First thing on Sunday morning I got everything ready for making marmalade before I ventured into the garden to harvest the ingredients. Got my trusted preserve recipe book "Lekker vir Later" and refreshed my brain with the basics of marmalade making. I could fill my white enamel bowl with the black edge to the brim with the most delicious oranges and lemons.
This year I was prepared and I bought an electric slicer that can cut anything from 0 -15mm. I could visualise the precision cut orange peels suspended in the golden syrup in my preserve jars. With the water and juice in the pot, the insides of the oranges tied in a muslin cloth and the sugar heating in the oven I was quickly going to slice up my citrus peel. The blade was set on very thin to produce "landbouskou" quality marmalade but the peels dit not work and the blade just zested the peel. I was not sure how I was going to give the "dysfunctional" slicer back to the store after shattering that dream.
In the end I had to put the hands back into my handmade marmalade the industrial age will have to wait. In the background Simon and Garfunkel was singing, “Slow down, you move too fast,
You got to make the morning last"

Marmalade is slow food and I love the smell of fresh orange oil bursting on my hands as I cut the orange peel as thin as possible. For me food is about the visual "ek moet sien hoe lekker dit is voor ek dit nog geproe het." That I had to say in Afrikaans because I could not translate it. As a lover of Marmalade it is the best to have the kitchen filled with the smell of cooking citrus peel. I can taste the Marmalade that it is going to produce. When I eat my Marmalade on toast I will also have this memory of cooking citrus peel.

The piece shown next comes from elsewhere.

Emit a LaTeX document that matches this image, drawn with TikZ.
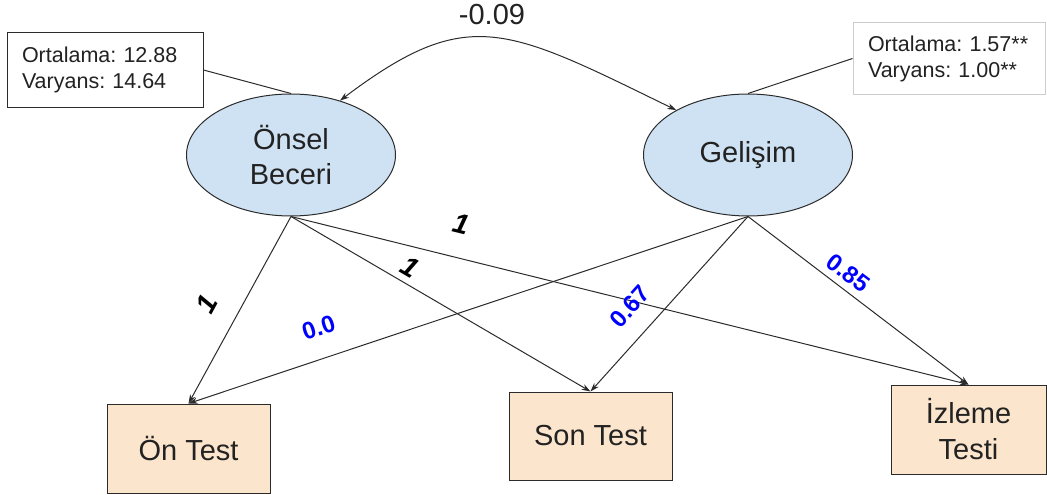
\documentclass[tikz,border=0pt]{standalone}
\usepackage{fontspec}
\setmainfont{Liberation Sans}
\usepackage{xcolor}
\usetikzlibrary{shapes.geometric,arrows.meta}

\definecolor{latent}{HTML}{CFE2F3}
\definecolor{observed}{HTML}{FCE5CD}
\definecolor{edge}{HTML}{2B2B2B}
\definecolor{ink}{HTML}{222222}

\begin{document}
\frenchspacing
\begin{tikzpicture}[x=1pt, y=-1pt, line width=1pt, >={Stealth[length=9pt,width=6pt]},
    every node/.style={text=ink},
    latentvar/.style={ellipse, draw=edge, fill=latent, minimum width=209pt, minimum height=122pt,
      inner sep=0pt, align=center, font=\fontsize{29}{35}\selectfont},
    testbox/.style={rectangle, draw=edge, fill=observed, minimum height=89pt, inner sep=0pt,
      align=center, font=\fontsize{29}{36}\selectfont},
    infobox/.style={rectangle, fill=white, inner xsep=15pt, inner ysep=0pt, align=left,
      font=\fontsize{21.5}{26}\selectfont},
    loading/.style={draw=edge, ->},
    fixlab/.style={inner sep=0pt, text=black, font=\fontsize{28}{30}\selectfont\bfseries\itshape},
    estlab/.style={inner sep=0pt, text=blue, font=\fontsize{24}{26}\selectfont\bfseries}]
  \useasboundingbox (0,0) rectangle (1047,495);

  % latent factors
  \node[latentvar] (onsel) at (291,155) {Önsel\\Beceri};
  \node[latentvar] (gelisim) at (748,155) {Gelişim};

  % observed tests
  \node[testbox, minimum width=163pt] (ontest) at (188.5,448.5) {Ön Test};
  \node[testbox, minimum width=163pt, minimum height=88pt] (sontest) at (590.5,436) {Son Test};
  \node[testbox, minimum width=155pt] (izleme) at (968.5,429.5) {İzleme\\Testi};

  % means and variances
  \node[infobox, draw=edge, minimum width=196pt, minimum height=74pt, text width=166pt]
    (infoL) at (105,70) {Ortalama: 12.88\\Varyans: 14.64};
  \node[infobox, draw=gray!40, minimum width=192pt, minimum height=71pt, text width=162pt]
    (infoR) at (949,58.5) {Ortalama: 1.57**\\Varyans: 1.00**};
  \draw[draw=edge] (infoL.east) -- (onsel.north);
  \draw[draw=edge] (infoR.west) -- (gelisim.north);

  % covariance
  \draw[draw=edge, <->] (gelisim.148) .. controls +(-171,-83.5) and +(128,-96.5) .. (onsel.48)
    node[midway, above=9pt, font=\fontsize{29}{35}\selectfont] (cov) {-0.09};

  % loadings
  \foreach \t/\p/\d in {ontest/0.55/22, sontest/0.37/6.5, izleme/0.24/23.5}
    \draw[loading] (onsel.south) -- (\t.north) node[fixlab, pos=\p, sloped, above=\d pt] {1};
  \foreach \t/\p/\d/\v in {ontest/0.75/22/0.0, sontest/0.62/18.5/0.67, izleme/0.41/7/0.85}
    \draw[loading] (gelisim.south) -- (\t.north) node[estlab, pos=\p, sloped, above=\d pt] {\v};
\end{tikzpicture}
\end{document}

In the end my peels were not the perfect precision sliced ones I had hope for but each of them are unique and when I put them on the breakfast table it is not just a pot of Marmalade I am offering you but also the abundance of my garden captured in a small glass jar.





"Soetlemoen" Marmalade and Seville Marmalade with Ginger


My kitchen with the first batch of Marmalade the second was still cooking

Lekker vir Later


“I got the blues thinking of the future, so I left off and made some marmalade. It's amazing how it cheers one up to shred oranges and scrub the floor.”

D.H. Lawrence (1885-1930)

2 comments:

  1. Nothing better than homegrown, homemade marmalade! Little pots of gold. I cannot wait to taste the Seville and Valencia-Ginger on a thin slice of toast washed down on a stream of homeblend tea. A picture of the freshly pipped pathways would be nice.